Very likely in 30-40 years time we will see some scandal breaking up.

Eventually they will settle for local mfg F-414 or some other French M-88 derivative and call it indigenous engine.
Certain aspects I can spot:
- there is no actual desire for indigenous jet engine.
- Current regime and its workforce srtakeholders + participants are very happy with license mfg.
- current political leadership want to go one step further and call a local mfg engine as aatmanirbhar indigenous product.
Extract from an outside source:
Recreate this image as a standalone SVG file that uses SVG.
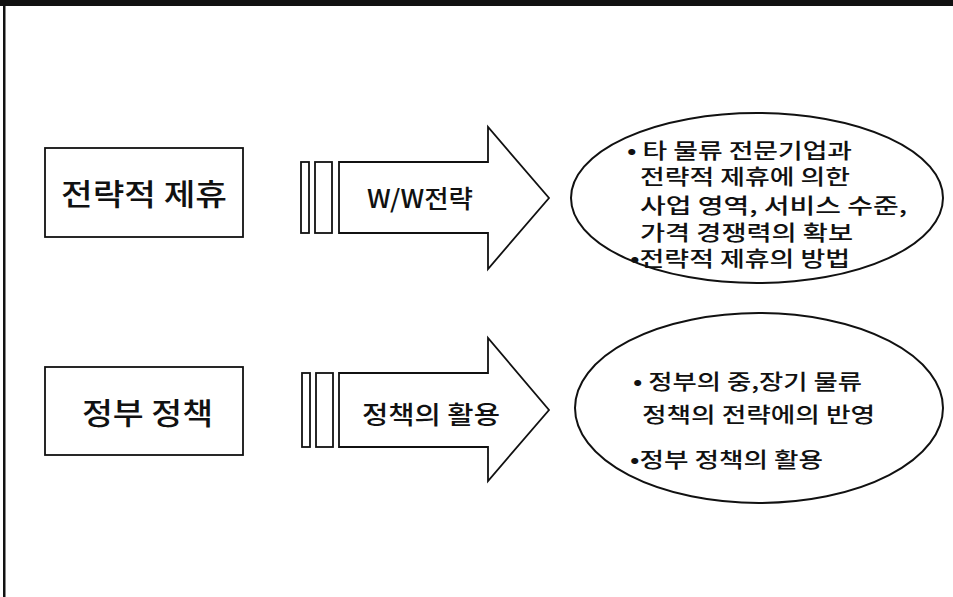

Im sorry but what makes you say this? Are you aware of the cost China spent on WS15, or Russia on AL51? We cannot be fully sure but most estimates say $5-6 billion and those are engines way way beyond the Kaveri type engine capability, even beyond the 120 kN engine we want to make with France in terms of TET and thrust. So I'm not sure why you believe that $4-5 billion is not enough for a 120 kN class engine reaching 5th gen capabilities. That too with Safran type partner which has decades of experience in jet engine development and ourselves with our Kaveri experience, our current starting point is way better than China when it started WS-15 in 1990s which means the underlying capability needed to build such an entine doesn't need to be made from scratch.

The capability of indigenous engine depends on the will and capability of the Indian organization taking part in the program. In the 1980s and 1990s the government didn't have any "desire" for domestic cryogenic engines, it was ISRO which took the initiative of learning all it could from Viking program, turning it into Vikas and then using that experience to make fully indigenous cryogenic engines. The Government just writes a check and occasionally sends CAG to check progress. Does GTRE have the drive to learn and glean all it can from the French, improve its own R and D capability and prepare itself to make fully indigenous production ready next generation engines based off of the experience it gets from the 120 kN program? That only GTRE can answer. ISRO learnt from Viking/Vikas lets see if GTRE will pull a Vikas type story with this program.